Work instructions:
Write out the material again exactly, please, and omit the pictures.

## BEGIN

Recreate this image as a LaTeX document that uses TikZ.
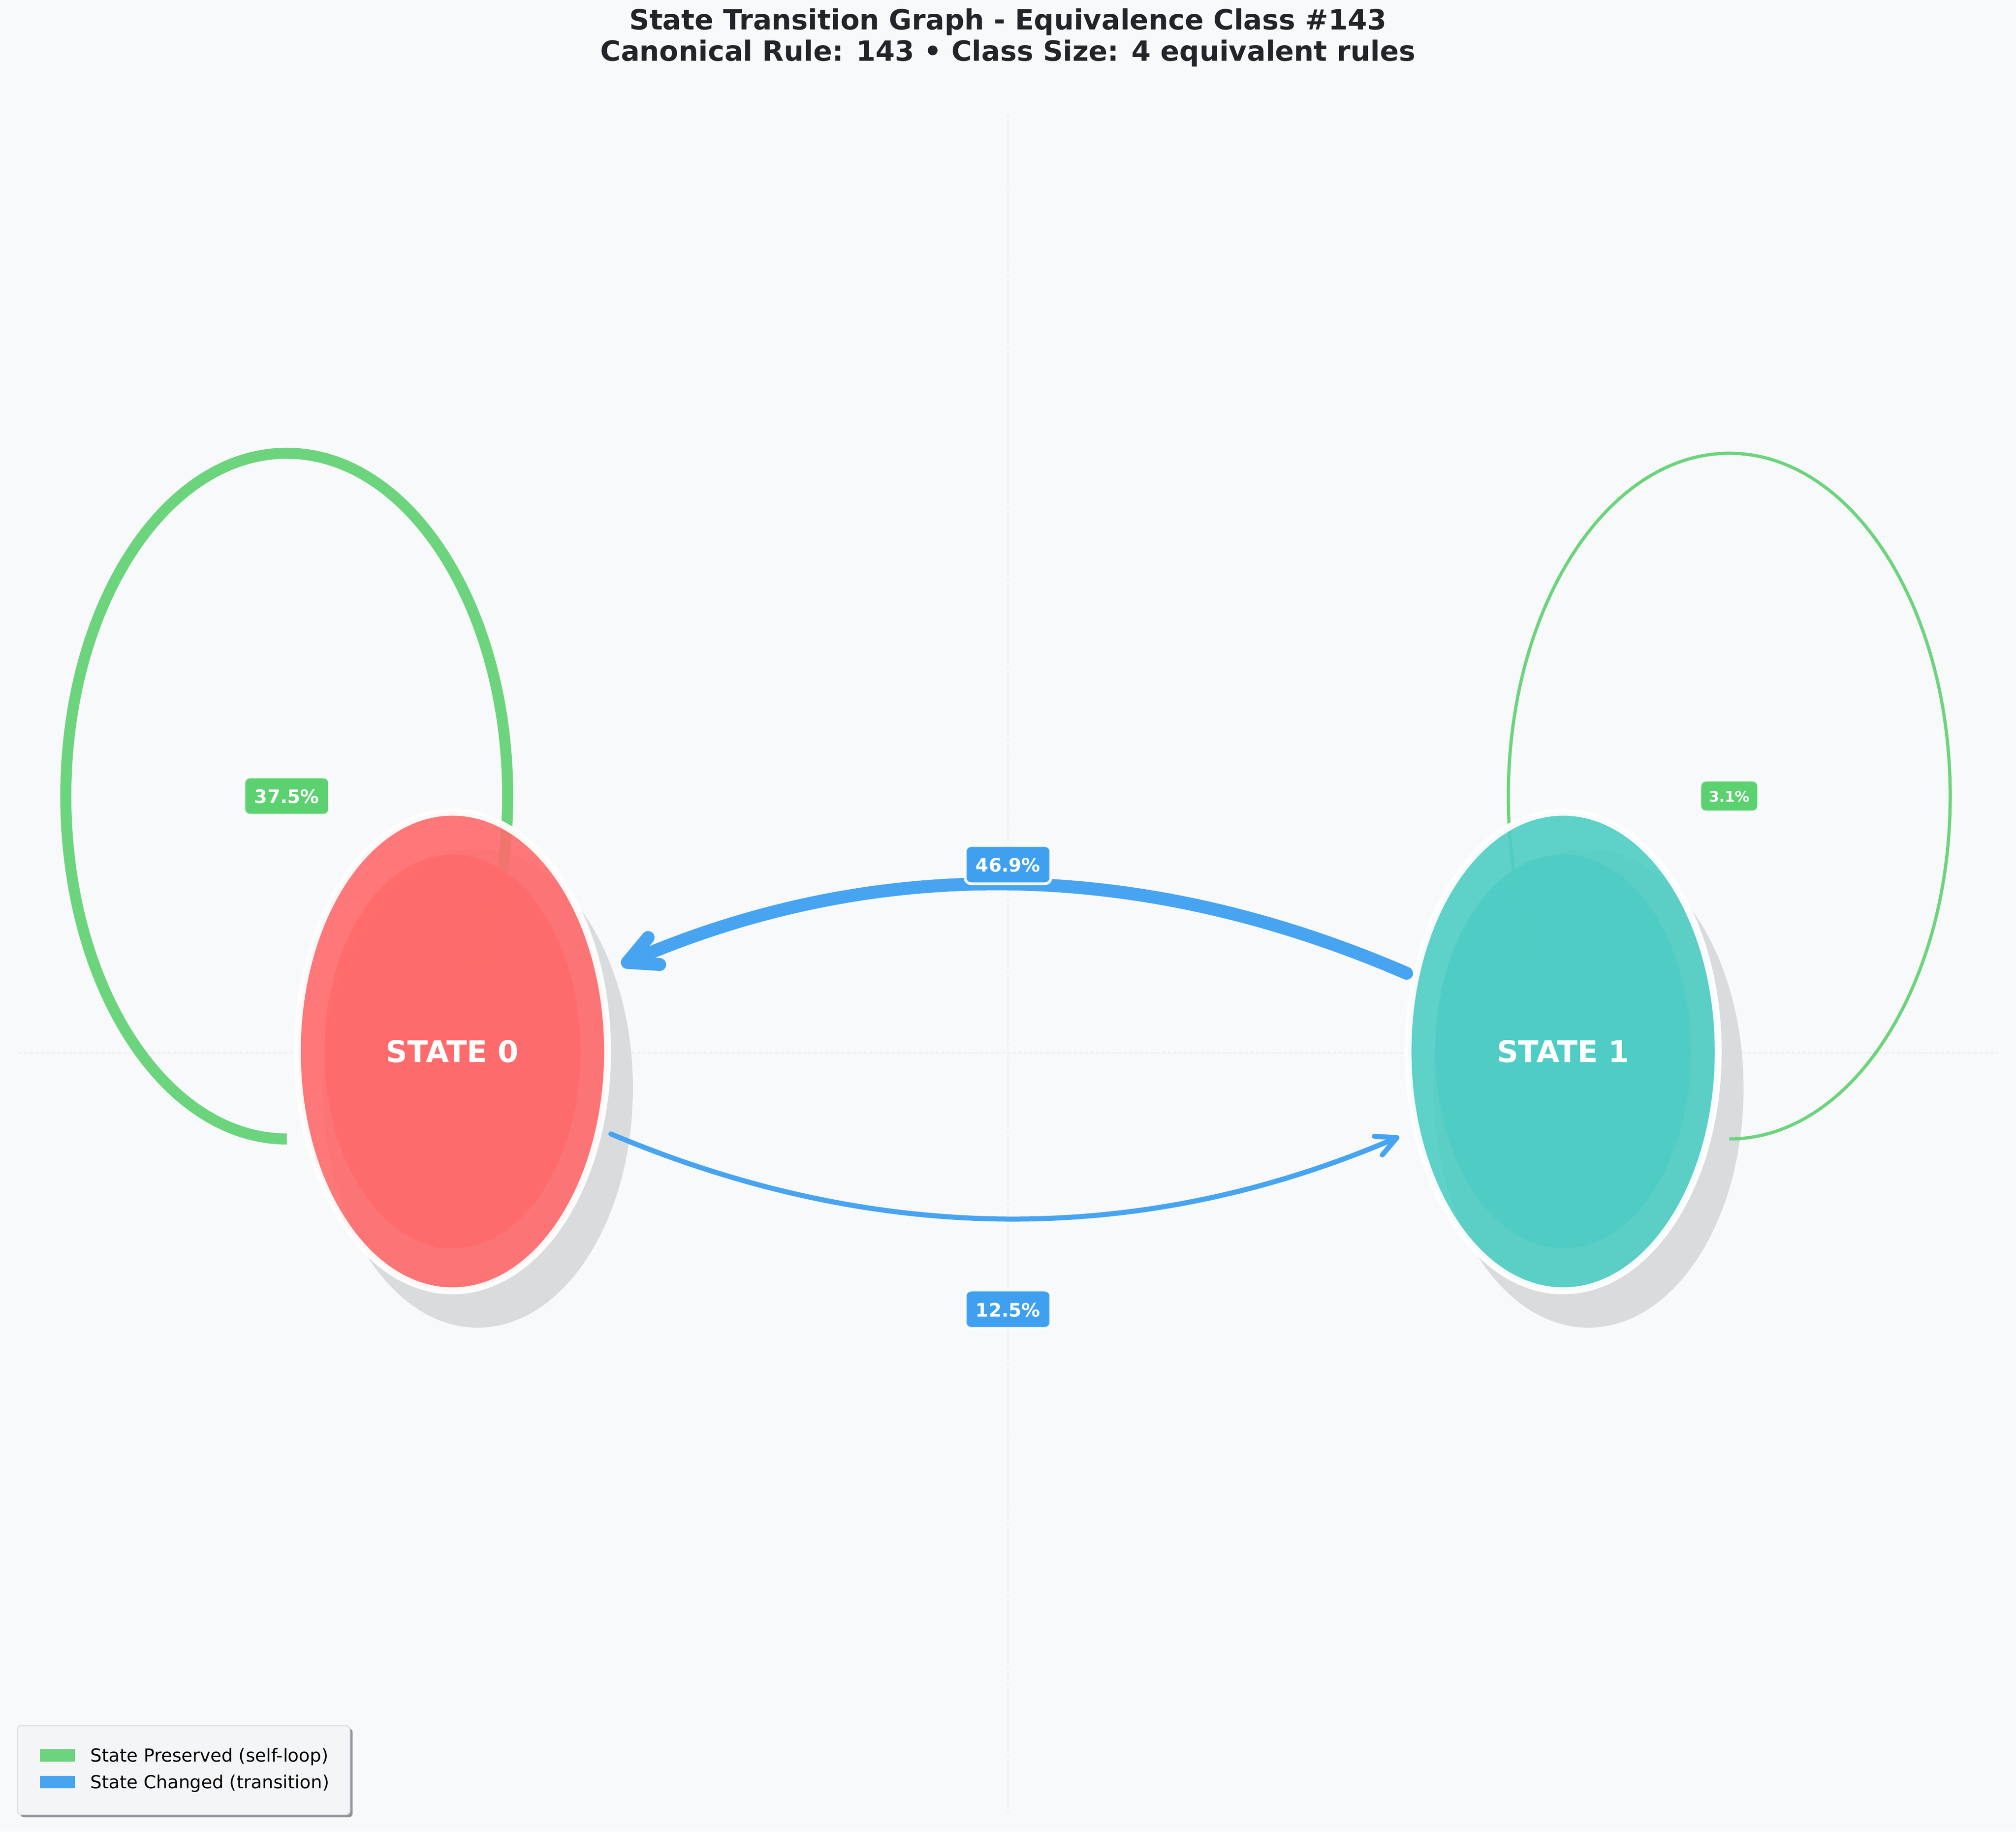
\documentclass[tikz,border=0pt]{standalone}
\usepackage{fontspec}
\setmainfont{DejaVu Sans}
\usetikzlibrary{shapes.geometric,arrows.meta,calc}
\definecolor{bgc}{HTML}{F8F9FA}
\definecolor{titlec}{HTML}{212529}
\definecolor{redc}{HTML}{FF6B6B}
\definecolor{tealc}{HTML}{4ECDC4}
\definecolor{shadowc}{HTML}{DADBDC}
\definecolor{loopc}{HTML}{6DD47E}
\definecolor{lblgreen}{HTML}{5CD170}
\definecolor{bluec}{HTML}{47A4F1}
\definecolor{lblblue}{HTML}{40A0F0}
\definecolor{guidec}{HTML}{E6E9EC}
\definecolor{legfill}{HTML}{F4F5F7}
\definecolor{legdraw}{HTML}{DEE2E6}
\definecolor{legshadow}{HTML}{909399}
\pgfdeclarelayer{bottom}
\pgfdeclarelayer{background}
\pgfsetlayers{bottom,background,main}
\tikzset{
  statenode/.style={ellipse, minimum width=6.74cm, minimum height=10.4cm, inner sep=0pt,
    draw=white, draw opacity=0.95, line width=1.5mm, fill opacity=0.9},
  stateinner/.style={ellipse, minimum width=5.56cm, minimum height=8.56cm, inner sep=0pt,
    fill opacity=0.9, text opacity=1, text=white, font=\fontsize{18.5}{20}\selectfont\bfseries},
  shadowell/.style={ellipse, minimum width=6.74cm, minimum height=10.4cm, inner sep=0pt, fill=shadowc},
  lbl/.style={rounded corners=1.3mm, draw=white, draw opacity=0.9, line width=0.6mm, text=white,
    font=\fontsize{11.5}{12}\selectfont\bfseries, inner xsep=2.3mm, inner ysep=2.55mm,
    text height=3.2mm, text depth=0pt},
  lblsmall/.style={lbl, font=\fontsize{9}{10}\selectfont\bfseries, inner xsep=2mm, inner ysep=2.2mm,
    text height=2.5mm},
  loopthick/.style={draw=loopc, line width=2.4mm},
  loopthin/.style={draw=loopc, line width=0.7mm},
  transthick/.style={draw=bluec, line width=2.8mm, line cap=round,
    -{Straight Barb[length=6.3mm, width=6.4mm, round]}},
  transthin/.style={draw=bluec, line width=1.1mm, line cap=round,
    -{Straight Barb[length=4.4mm, width=4.4mm, round]}},
  guide/.style={draw=guidec, line width=0.2mm, dash pattern=on 0.8mm off 0.4mm},
  titletext/.style={anchor=base, text=titlec, font=\fontsize{17.2}{20}\selectfont\bfseries},
  legtext/.style={anchor=base west, inner sep=0pt, text=black, font=\fontsize{11.1}{12}\selectfont}
}
\begin{document}
\begin{tikzpicture}[x=1cm,y=1cm]
\begin{pgfonlayer}{bottom}
  \fill[bgc] (0,0) rectangle (43.8,39.8);
\end{pgfonlayer}
\useasboundingbox (0,0) rectangle (43.8,39.8);

% faint guide lines
\begin{pgfonlayer}{bottom}
  \draw[guide] (21.90,0.4) -- (21.90,37.35);
  \draw[guide] (0.4,16.92) -- (43.4,16.92);
\end{pgfonlayer}

% title
\node[titletext] (title1) at (21.90,39.15) {State Transition Graph - Equivalence Class \#143};
\node[titletext] (title2) at (21.90,38.47) {Canonical Rule: 143 • Class Size: 4 equivalent rules};

% states
\node[statenode, fill=redc] (s0) at (9.83,16.95) {};
\node[stateinner, fill=redc] (s0in) at (s0.center) {STATE 0};
\node[statenode, fill=tealc] (s1) at (33.96,16.95) {};
\node[stateinner, fill=tealc] (s1in) at (s1.center) {STATE 1};

% shadows and self-loops behind the states
\begin{pgfonlayer}{background}
  \node[shadowell] (sh0) at ($(s0.center)+(0.55,-0.80)$) {};
  \node[shadowell] (sh1) at ($(s1.center)+(0.55,-0.80)$) {};
  \draw[loopthick] ($(s0.center)+(-3.60,-1.90)$) arc[start angle=-90, end angle=-390, x radius=4.80, y radius=7.45];
  \draw[loopthin] ($(s1.center)+(3.61,-1.90)$) arc[start angle=-90, end angle=210, x radius=4.80, y radius=7.45];
\end{pgfonlayer}

% transitions
\draw[transthick] ($(s1.center)+(-3.40,1.70)$) .. controls (24.75,21.16) and (19.05,21.22) .. ($(s0.center)+(3.67,1.88)$);
\draw[transthin] ($(s0.center)+(3.44,-1.79)$) .. controls (19.09,12.71) and (24.82,12.71) .. ($(s1.center)+(-3.56,-1.85)$);

% labels
\node[lbl, fill=lblgreen] (l00) at (6.23,22.50) {37.5\%};
\node[lblsmall, fill=lblgreen] (l11) at (37.57,22.50) {3.1\%};
\node[lbl, fill=lblblue] (l10) at (21.90,21.01) {46.9\%};
\node[lbl, fill=lblblue] (l01) at (21.90,11.35) {12.5\%};

% legend
\fill[legshadow, rounded corners=0.8mm] (0.44,0.31) rectangle (7.66,2.24);
\draw[fill=legfill, draw=legdraw, line width=0.25mm, rounded corners=0.8mm] (0.38,0.37) rectangle (7.60,2.30);
\fill[loopc] (0.87,1.52) rectangle (1.63,1.79);
\fill[bluec] (0.87,0.94) rectangle (1.63,1.21);
\node[legtext] (leg1) at (1.96,1.52) {State Preserved (self-loop)};
\node[legtext] (leg2) at (1.96,0.94) {State Changed (transition)};
\end{tikzpicture}
\end{document}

## END

Final result:
Recreate this image as a LaTeX document that uses TikZ.
\documentclass[tikz,border=0pt]{standalone}
\usepackage{fontspec}
\setmainfont{DejaVu Sans}
\usetikzlibrary{shapes.geometric,arrows.meta,calc}
\definecolor{bgc}{HTML}{F8F9FA}
\definecolor{titlec}{HTML}{212529}
\definecolor{redc}{HTML}{FF6B6B}
\definecolor{tealc}{HTML}{4ECDC4}
\definecolor{shadowc}{HTML}{DADBDC}
\definecolor{loopc}{HTML}{6DD47E}
\definecolor{lblgreen}{HTML}{5CD170}
\definecolor{bluec}{HTML}{47A4F1}
\definecolor{lblblue}{HTML}{40A0F0}
\definecolor{guidec}{HTML}{E6E9EC}
\definecolor{legfill}{HTML}{F4F5F7}
\definecolor{legdraw}{HTML}{DEE2E6}
\definecolor{legshadow}{HTML}{909399}
\pgfdeclarelayer{bottom}
\pgfdeclarelayer{background}
\pgfsetlayers{bottom,background,main}
\tikzset{
  statenode/.style={ellipse, minimum width=6.74cm, minimum height=10.4cm, inner sep=0pt,
    draw=white, draw opacity=0.95, line width=1.5mm, fill opacity=0.9},
  stateinner/.style={ellipse, minimum width=5.56cm, minimum height=8.56cm, inner sep=0pt,
    fill opacity=0.9, text opacity=1, text=white, font=\fontsize{18.5}{20}\selectfont\bfseries},
  shadowell/.style={ellipse, minimum width=6.74cm, minimum height=10.4cm, inner sep=0pt, fill=shadowc},
  lbl/.style={rounded corners=1.3mm, draw=white, draw opacity=0.9, line width=0.6mm, text=white,
    font=\fontsize{11.5}{12}\selectfont\bfseries, inner xsep=2.3mm, inner ysep=2.55mm,
    text height=3.2mm, text depth=0pt},
  lblsmall/.style={lbl, font=\fontsize{9}{10}\selectfont\bfseries, inner xsep=2mm, inner ysep=2.2mm,
    text height=2.5mm},
  loopthick/.style={draw=loopc, line width=2.4mm},
  loopthin/.style={draw=loopc, line width=0.7mm},
  transthick/.style={draw=bluec, line width=2.8mm, line cap=round,
    -{Straight Barb[length=6.3mm, width=6.4mm, round]}},
  transthin/.style={draw=bluec, line width=1.1mm, line cap=round,
    -{Straight Barb[length=4.4mm, width=4.4mm, round]}},
  guide/.style={draw=guidec, line width=0.2mm, dash pattern=on 0.8mm off 0.4mm},
  titletext/.style={anchor=base, text=titlec, font=\fontsize{17.2}{20}\selectfont\bfseries},
  legtext/.style={anchor=base west, inner sep=0pt, text=black, font=\fontsize{11.1}{12}\selectfont}
}
\begin{document}
\begin{tikzpicture}[x=1cm,y=1cm]
\begin{pgfonlayer}{bottom}
  \fill[bgc] (0,0) rectangle (43.8,39.8);
\end{pgfonlayer}
\useasboundingbox (0,0) rectangle (43.8,39.8);

% faint guide lines
\begin{pgfonlayer}{bottom}
  \draw[guide] (21.90,0.4) -- (21.90,37.35);
  \draw[guide] (0.4,16.92) -- (43.4,16.92);
\end{pgfonlayer}

% title
\node[titletext] (title1) at (21.90,39.15) {State Transition Graph - Equivalence Class \#143};
\node[titletext] (title2) at (21.90,38.47) {Canonical Rule: 143 • Class Size: 4 equivalent rules};

% states
\node[statenode, fill=redc] (s0) at (9.83,16.95) {};
\node[stateinner, fill=redc] (s0in) at (s0.center) {STATE 0};
\node[statenode, fill=tealc] (s1) at (33.96,16.95) {};
\node[stateinner, fill=tealc] (s1in) at (s1.center) {STATE 1};

% shadows and self-loops behind the states
\begin{pgfonlayer}{background}
  \node[shadowell] (sh0) at ($(s0.center)+(0.55,-0.80)$) {};
  \node[shadowell] (sh1) at ($(s1.center)+(0.55,-0.80)$) {};
  \draw[loopthick] ($(s0.center)+(-3.60,-1.90)$) arc[start angle=-90, end angle=-390, x radius=4.80, y radius=7.45];
  \draw[loopthin] ($(s1.center)+(3.61,-1.90)$) arc[start angle=-90, end angle=210, x radius=4.80, y radius=7.45];
\end{pgfonlayer}

% transitions
\draw[transthick] ($(s1.center)+(-3.40,1.70)$) .. controls (24.75,21.16) and (19.05,21.22) .. ($(s0.center)+(3.67,1.88)$);
\draw[transthin] ($(s0.center)+(3.44,-1.79)$) .. controls (19.09,12.71) and (24.82,12.71) .. ($(s1.center)+(-3.56,-1.85)$);

% labels
\node[lbl, fill=lblgreen] (l00) at (6.23,22.50) {37.5\%};
\node[lblsmall, fill=lblgreen] (l11) at (37.57,22.50) {3.1\%};
\node[lbl, fill=lblblue] (l10) at (21.90,21.01) {46.9\%};
\node[lbl, fill=lblblue] (l01) at (21.90,11.35) {12.5\%};

% legend
\fill[legshadow, rounded corners=0.8mm] (0.44,0.31) rectangle (7.66,2.24);
\draw[fill=legfill, draw=legdraw, line width=0.25mm, rounded corners=0.8mm] (0.38,0.37) rectangle (7.60,2.30);
\fill[loopc] (0.87,1.52) rectangle (1.63,1.79);
\fill[bluec] (0.87,0.94) rectangle (1.63,1.21);
\node[legtext] (leg1) at (1.96,1.52) {State Preserved (self-loop)};
\node[legtext] (leg2) at (1.96,0.94) {State Changed (transition)};
\end{tikzpicture}
\end{document}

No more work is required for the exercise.